Special to Stars and Stripes June 7, 2023
If the United States is not careful, it is destined to make the same mistake with Djibouti as it did in the early 1990s with the Philippines. The breakdown between the George H.W. Bush and Corazon Aquino governments resulted in the removal of all U.S. military presence from a nation of strategic American importance. As the threat from China is ever increasing, the Philippine government now welcomes the return of U.S. forces. Fortunately, China was never able to fully exploit the 30-year breakdown in the Pacific. Ongoing activities in Djibouti confirm China does not intend to have another lost opportunity.
Located on the Horn of Africa, Djibouti is in a very volatile region. To its northwest is Eritrea, west is Ethiopia, and southeast is Somalia. Across the Gulf of Aden to the east is Yemen, a country suffering a proxy war by Saudi Arabia and Iran. Djibouti has been independent since 1977 and has been led by President Ismail Guelleh since 1999.
Slightly smaller than New Hampshire, Djibouti has less than a million citizens. Its military consists of less than 25,000 members; 18,600 are in the army. Djibouti’s military doctrine consists of three fundamentals: cannot afford to lose a war, a small standing army with good capabilities, and avoiding war by political means.
In addition to American military presence in the country, Djibouti also leases out its real estate to Germany, Japan, China and others. Even Russia and India have expressed desire to construct bases in Djibouti. The leasing of land to foreign militaries prevents neighboring countries from even thinking about an invasion.
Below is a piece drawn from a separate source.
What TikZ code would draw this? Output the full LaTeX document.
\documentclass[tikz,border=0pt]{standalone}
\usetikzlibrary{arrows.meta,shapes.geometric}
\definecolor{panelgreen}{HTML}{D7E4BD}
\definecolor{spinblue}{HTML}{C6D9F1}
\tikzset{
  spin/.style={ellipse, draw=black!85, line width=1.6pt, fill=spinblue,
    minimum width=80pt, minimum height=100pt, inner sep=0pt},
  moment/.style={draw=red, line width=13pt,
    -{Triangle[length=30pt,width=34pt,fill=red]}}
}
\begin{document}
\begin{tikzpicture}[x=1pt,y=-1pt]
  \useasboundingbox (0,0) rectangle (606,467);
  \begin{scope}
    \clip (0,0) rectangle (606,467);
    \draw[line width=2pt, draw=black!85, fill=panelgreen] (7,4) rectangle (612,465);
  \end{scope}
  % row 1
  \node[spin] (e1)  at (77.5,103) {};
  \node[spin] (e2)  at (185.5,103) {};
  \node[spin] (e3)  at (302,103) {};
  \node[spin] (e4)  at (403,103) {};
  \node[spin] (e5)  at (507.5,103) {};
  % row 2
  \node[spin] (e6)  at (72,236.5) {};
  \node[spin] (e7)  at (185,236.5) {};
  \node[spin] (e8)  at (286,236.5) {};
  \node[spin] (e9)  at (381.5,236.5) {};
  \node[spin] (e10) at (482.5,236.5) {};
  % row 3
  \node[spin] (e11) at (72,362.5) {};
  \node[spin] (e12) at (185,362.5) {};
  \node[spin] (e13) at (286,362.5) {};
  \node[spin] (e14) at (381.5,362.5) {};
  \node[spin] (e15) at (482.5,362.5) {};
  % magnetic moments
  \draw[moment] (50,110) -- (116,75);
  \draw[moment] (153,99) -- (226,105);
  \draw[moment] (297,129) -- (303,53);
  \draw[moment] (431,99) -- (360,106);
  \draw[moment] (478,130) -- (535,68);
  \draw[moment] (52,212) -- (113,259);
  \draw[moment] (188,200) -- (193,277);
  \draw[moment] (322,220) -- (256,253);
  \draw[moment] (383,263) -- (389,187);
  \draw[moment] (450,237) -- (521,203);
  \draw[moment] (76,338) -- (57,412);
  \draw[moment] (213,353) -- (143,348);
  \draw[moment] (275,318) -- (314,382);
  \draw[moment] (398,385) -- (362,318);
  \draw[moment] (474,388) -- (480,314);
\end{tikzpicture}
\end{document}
The strategic importance of U.S. and western European presence in Djibouti are fourfold. First, the country is situated on the southeastern end of the Red Sea, where all ships traversing the Suez Canal must pass. Recently, the criticality of the canal was confirmed when one grounded ship threw global, and especially European, shipping into chaos. Second, without the ability of allied ships and aircraft to operate out of Djibouti, the means to engage Somali pirates would be greatly impeded. Third is the volatility to the east of the not-so-distant Persian Gulf, specifically Iran and Iraq. Fourth is Africa itself. Djibouti’s Camp Lemonnier is the only base the United States has on the entire continent. Even U.S. Africa Command is headquartered in Stuttgart, Germany.
Djibouti has the only regional seaports where deep-draft ships can dock with a reasonable expectation of security. The October 2000 attack on the USS Cole in Yemen’s Aden Harbor validates the threat issue. Paralleling Camp Lemonnier’s north perimeter is Djibouti’s international airport. Seventy-five percent of all flights are military related. Two-thirds of those are by U.S. forces.
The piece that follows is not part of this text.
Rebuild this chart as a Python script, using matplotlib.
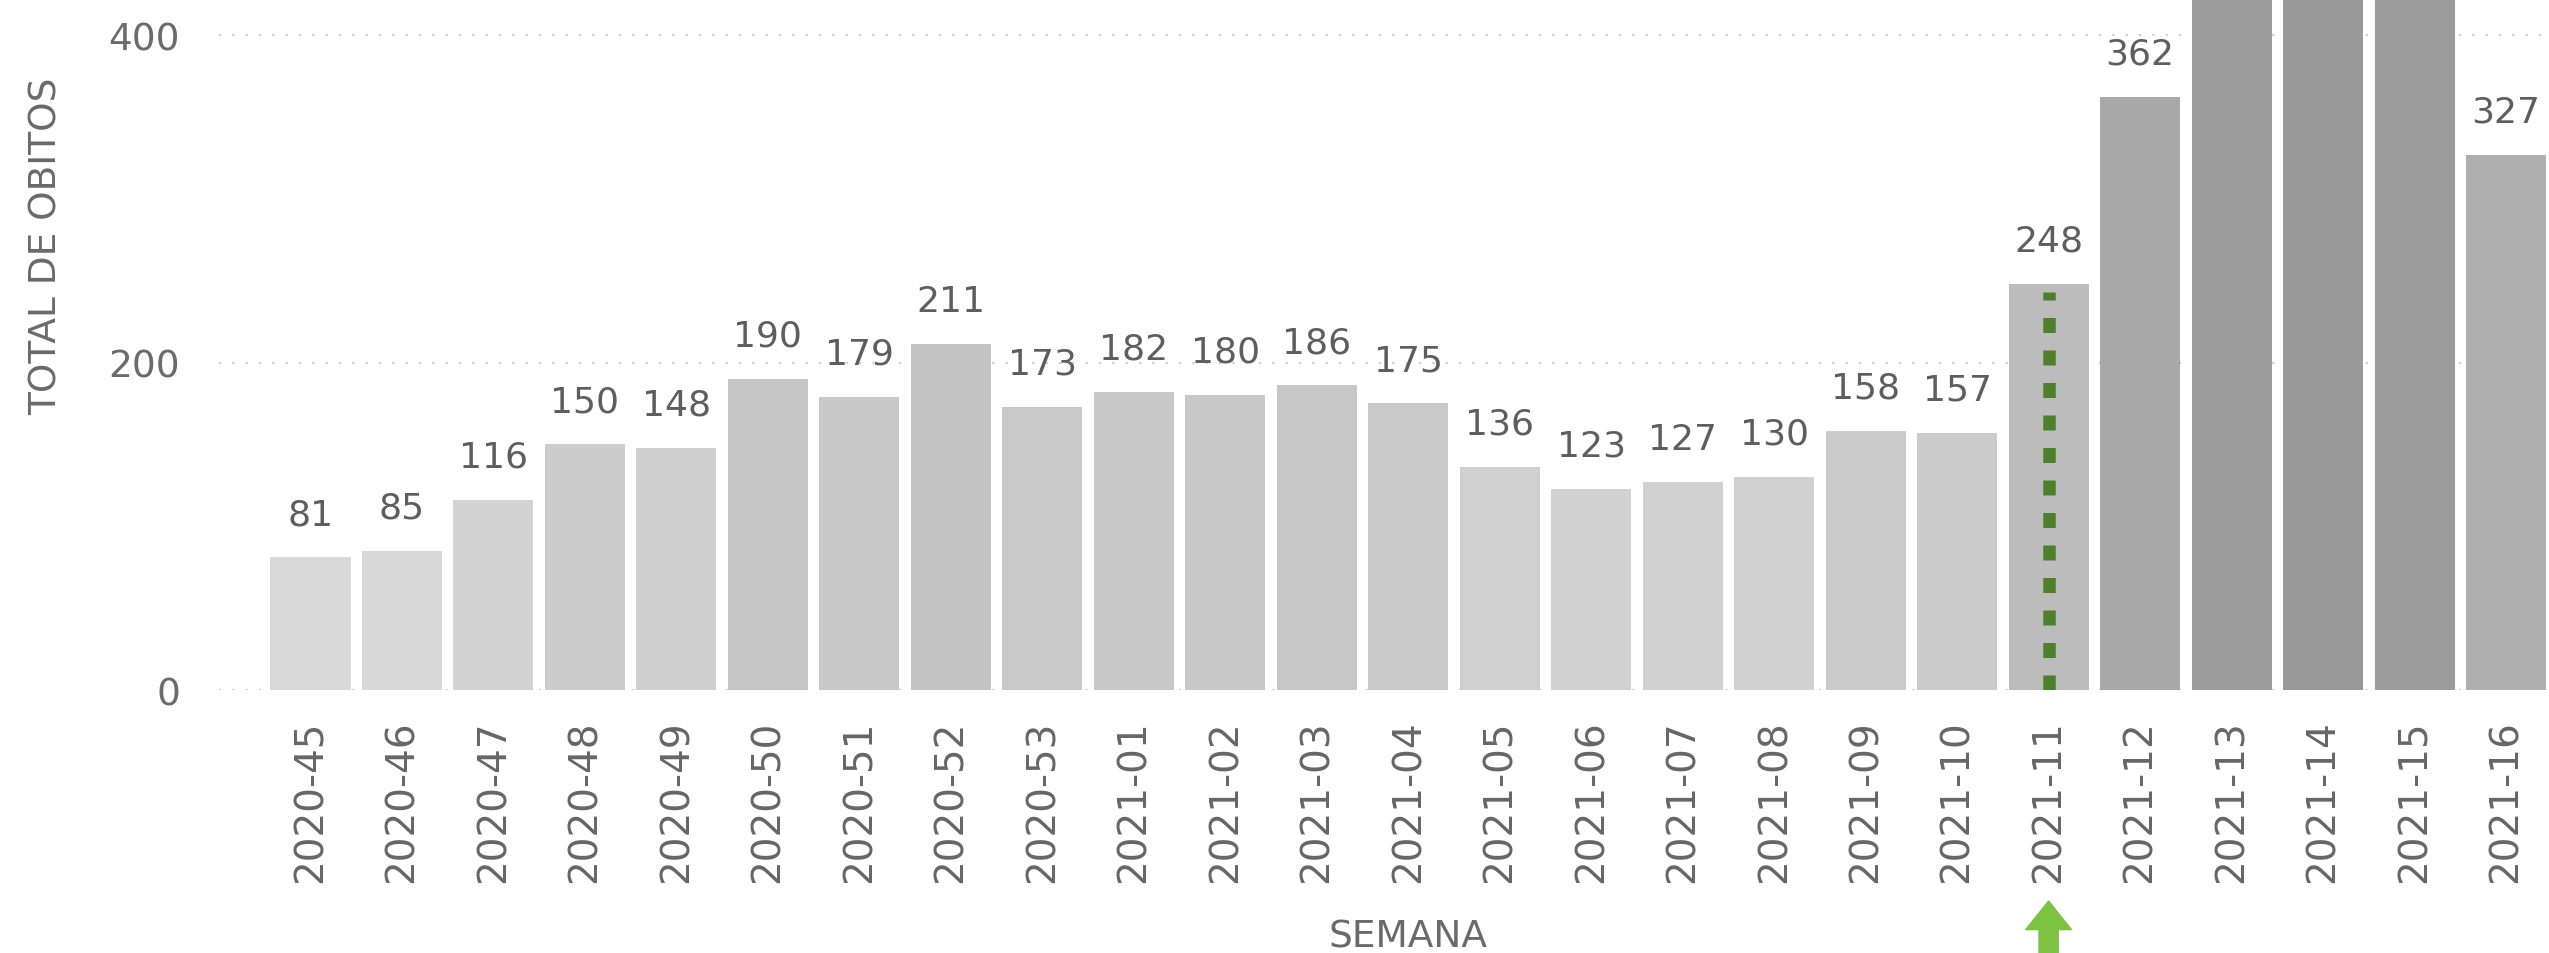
import matplotlib
matplotlib.use("Agg")
import matplotlib.pyplot as plt
from matplotlib.patches import FancyArrow
from matplotlib.transforms import blended_transform_factory
import numpy as np

# ---- data ----
semanas = ["2020-45", "2020-46", "2020-47", "2020-48", "2020-49", "2020-50", "2020-51",
           "2020-52", "2020-53", "2021-01", "2021-02", "2021-03", "2021-04", "2021-05",
           "2021-06", "2021-07", "2021-08", "2021-09", "2021-10", "2021-11", "2021-12",
           "2021-13", "2021-14", "2021-15", "2021-16"]
obitos = [81, 85, 116, 150, 148, 190, 179, 211, 173, 182, 180, 186, 175, 136,
          123, 127, 130, 158, 157, 248, 362, 437, 458, 441, 327]
marcador_semana = "2021-11"
y_ticks = [0, 200, 400]

plt.rcParams['font.family'] = ['DejaVu Sans']

W, H = 2549, 954
fig = plt.figure(figsize=(W / 100, H / 100), dpi=100)
ax_left = 219 / W
ax_bottom = 1 - 691 / H
ax = fig.add_axes([ax_left, ax_bottom, 1 - ax_left, 1 - ax_bottom])

x = np.arange(len(semanas))


def shade(v):
    g = 217 - (v - 81) * 0.171
    g = max(150, min(218, g)) / 255.0
    return (g, g, g)


colors = [shade(v) for v in obitos]
ax.bar(x, obitos, width=0.875, color=colors, zorder=2)

ymax = 422
ax.set_xlim(-1.0, 24.47)
ax.set_ylim(0, ymax)

# grid
ax.set_yticks(y_ticks)
ax.yaxis.grid(True, linestyle=(0, (1, 5)), color='#cfcfcf', linewidth=1.6, zorder=0)
ax.xaxis.grid(False)
for s in ax.spines.values():
    s.set_visible(False)

ax.tick_params(axis='y', length=0, pad=28, labelsize=27, labelcolor='#6b6b6b')
ax.set_xticks(x)
ax.set_xticklabels(semanas, rotation=90, fontsize=28, color='#666666')
ax.tick_params(axis='x', length=0, pad=21)

# value labels (those of bars running past the top edge are cut off, as in the original)
for xi, v in zip(x, obitos):
    if v > 400:
        continue
    ax.annotate(str(v), (xi, v), xytext=(0, 24), textcoords='offset points',
                ha='center', va='baseline', fontsize=26, color='#5e5e5e',
                annotation_clip=False)

# marker line
mi = semanas.index(marcador_semana)
ax.plot([mi, mi], [0, obitos[mi] - 5], color='#4e7f2c', linewidth=9,
        linestyle=(0, (1.2, 1.4)), dash_capstyle='butt', zorder=3)

# arrow below the marked week
tr = blended_transform_factory(ax.transData, fig.transFigure)
tip = 1 - 902 / H
arr = FancyArrow(mi, -0.02, 0, tip + 0.02, width=0.21, head_width=0.5,
                 head_length=0.03, length_includes_head=True,
                 transform=tr, color='#7ec242', clip_on=False, zorder=5)
ax.add_patch(arr)

# axis titles
fig.text(1408 / W, 1 - 938 / H, "SEMANA", ha='center', va='center',
         fontsize=27, color='#6a6a6a')
fig.text(47 / W, 1 - 246 / H, "TOTAL DE OBITOS", ha='center', va='center',
         rotation=90, fontsize=27, color='#6a6a6a')

fig.savefig("out.png", dpi=100, facecolor='white')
In 2014 Presidents Barack Obama and Guelleh established a 20-year lease costing the Americans $63 million annually, twice the previous amount. With the lease secured, U.S. enhancements to Camp Lemonnier commenced at a cost of over $1 billion. Under U.S. Navy supervision, current Camp Lemonnier operations include all four branches of U.S. forces, Special Forces, Seabees, Horn of Africa command, and multi-service air operations. Warehouses in Camp Lemonnier are stockpiled with contingency supplies for humanitarian or natural disasters throughout Africa, the Middle East and the Indian Ocean.
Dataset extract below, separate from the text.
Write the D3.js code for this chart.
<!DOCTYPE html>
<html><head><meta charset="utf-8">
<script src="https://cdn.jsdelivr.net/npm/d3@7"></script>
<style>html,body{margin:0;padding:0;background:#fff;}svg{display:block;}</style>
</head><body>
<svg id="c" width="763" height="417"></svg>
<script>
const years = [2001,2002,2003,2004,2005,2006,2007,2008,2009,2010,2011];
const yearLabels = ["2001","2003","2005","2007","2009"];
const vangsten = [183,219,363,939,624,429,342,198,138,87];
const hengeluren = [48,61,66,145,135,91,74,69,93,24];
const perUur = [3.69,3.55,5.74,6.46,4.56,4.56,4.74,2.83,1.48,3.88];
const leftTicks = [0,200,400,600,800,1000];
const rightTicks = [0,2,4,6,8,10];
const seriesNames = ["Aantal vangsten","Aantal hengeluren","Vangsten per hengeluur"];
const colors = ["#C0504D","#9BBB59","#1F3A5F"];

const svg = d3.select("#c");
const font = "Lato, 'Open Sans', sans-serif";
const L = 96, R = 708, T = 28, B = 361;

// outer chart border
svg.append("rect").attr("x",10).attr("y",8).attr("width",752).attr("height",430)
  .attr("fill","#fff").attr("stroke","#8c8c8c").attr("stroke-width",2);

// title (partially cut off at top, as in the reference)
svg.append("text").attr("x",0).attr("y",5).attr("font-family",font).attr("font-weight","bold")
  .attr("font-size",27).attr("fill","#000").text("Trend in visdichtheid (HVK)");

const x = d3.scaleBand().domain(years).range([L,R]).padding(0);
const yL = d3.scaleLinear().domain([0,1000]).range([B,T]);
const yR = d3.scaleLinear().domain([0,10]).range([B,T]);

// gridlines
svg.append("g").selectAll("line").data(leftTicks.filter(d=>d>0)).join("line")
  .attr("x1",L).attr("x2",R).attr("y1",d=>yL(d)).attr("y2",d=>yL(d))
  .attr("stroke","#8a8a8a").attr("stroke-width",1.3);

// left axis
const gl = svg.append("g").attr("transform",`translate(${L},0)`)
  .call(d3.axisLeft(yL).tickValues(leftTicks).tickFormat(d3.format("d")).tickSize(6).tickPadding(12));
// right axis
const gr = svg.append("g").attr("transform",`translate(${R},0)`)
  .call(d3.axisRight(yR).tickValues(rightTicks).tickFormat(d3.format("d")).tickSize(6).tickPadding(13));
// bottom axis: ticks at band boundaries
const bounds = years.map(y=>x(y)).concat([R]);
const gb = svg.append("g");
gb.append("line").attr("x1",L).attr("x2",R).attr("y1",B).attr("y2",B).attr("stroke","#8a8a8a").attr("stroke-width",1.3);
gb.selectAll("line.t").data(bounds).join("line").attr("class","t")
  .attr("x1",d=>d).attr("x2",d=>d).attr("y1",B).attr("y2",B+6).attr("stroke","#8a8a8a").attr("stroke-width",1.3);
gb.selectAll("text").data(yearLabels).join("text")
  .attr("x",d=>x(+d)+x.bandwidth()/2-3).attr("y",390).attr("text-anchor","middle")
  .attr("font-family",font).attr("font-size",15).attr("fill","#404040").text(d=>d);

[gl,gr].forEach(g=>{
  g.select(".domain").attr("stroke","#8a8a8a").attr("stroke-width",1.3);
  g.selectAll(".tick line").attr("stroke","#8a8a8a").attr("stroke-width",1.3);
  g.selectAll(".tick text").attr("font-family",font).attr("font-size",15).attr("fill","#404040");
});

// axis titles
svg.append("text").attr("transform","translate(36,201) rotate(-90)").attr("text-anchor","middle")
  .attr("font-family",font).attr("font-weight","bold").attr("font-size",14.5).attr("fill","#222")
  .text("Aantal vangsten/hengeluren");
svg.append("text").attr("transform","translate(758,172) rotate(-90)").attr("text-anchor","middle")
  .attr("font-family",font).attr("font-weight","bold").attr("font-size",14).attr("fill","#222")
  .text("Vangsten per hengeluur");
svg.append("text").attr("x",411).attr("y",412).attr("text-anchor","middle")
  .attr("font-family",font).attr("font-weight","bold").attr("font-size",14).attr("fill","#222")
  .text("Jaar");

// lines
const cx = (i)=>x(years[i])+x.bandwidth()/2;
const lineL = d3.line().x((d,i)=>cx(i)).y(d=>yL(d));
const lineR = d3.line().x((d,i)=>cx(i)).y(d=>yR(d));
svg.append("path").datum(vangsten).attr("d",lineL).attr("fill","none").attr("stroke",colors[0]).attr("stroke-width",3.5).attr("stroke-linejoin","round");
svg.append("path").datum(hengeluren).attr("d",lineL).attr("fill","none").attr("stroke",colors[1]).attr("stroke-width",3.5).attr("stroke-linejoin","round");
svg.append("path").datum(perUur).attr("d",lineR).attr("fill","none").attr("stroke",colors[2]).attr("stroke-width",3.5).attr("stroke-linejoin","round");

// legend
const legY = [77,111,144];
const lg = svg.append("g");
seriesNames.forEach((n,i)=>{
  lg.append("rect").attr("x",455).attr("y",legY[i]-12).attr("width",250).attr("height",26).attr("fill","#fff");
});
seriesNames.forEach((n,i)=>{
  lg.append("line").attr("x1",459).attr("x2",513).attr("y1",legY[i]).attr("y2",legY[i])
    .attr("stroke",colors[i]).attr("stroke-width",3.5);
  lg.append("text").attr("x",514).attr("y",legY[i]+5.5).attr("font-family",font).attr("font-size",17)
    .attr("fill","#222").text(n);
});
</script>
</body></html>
To the surprise of the Americans, the Chinese government secured its own lease and commenced constructing a base in 2017 as China continues its expansion into Africa, of which Djibouti is the prime entry point. Well under way is Chinese President Xi Jinping’s African package of aid, investments, and loans equating to $60 billion. Continuing its Belt and Road Initiative, China has modernized the Port of Doraleh to handle future demands of ever-increasing cargo shipments. An extension to the Doraleh project, China has completed the first electric rail system in all of Africa, connecting the port with Ethiopia. This railway system will keep on going until it networks throughout all of Africa.
The U.S. government and military need to take warning about what is happening in Djibouti. It’s time to strengthen the relationship between the two countries, both militarily and economically. The Obama-Guelleh lease is set to expire in 11 years, if it lasts that long. The annual lease and billion-dollar enhancement for Camp Lemonnier does not just concern Djibouti, but the entire region. If the U.S. does not start figuring out a solution, lessons from the Philippines will be repeated, except this time there will be no returning.
Wes Martin is a retired U.S. Army colonel. He has served in law enforcement positions around the world and holds an MBA in International Politics and Business.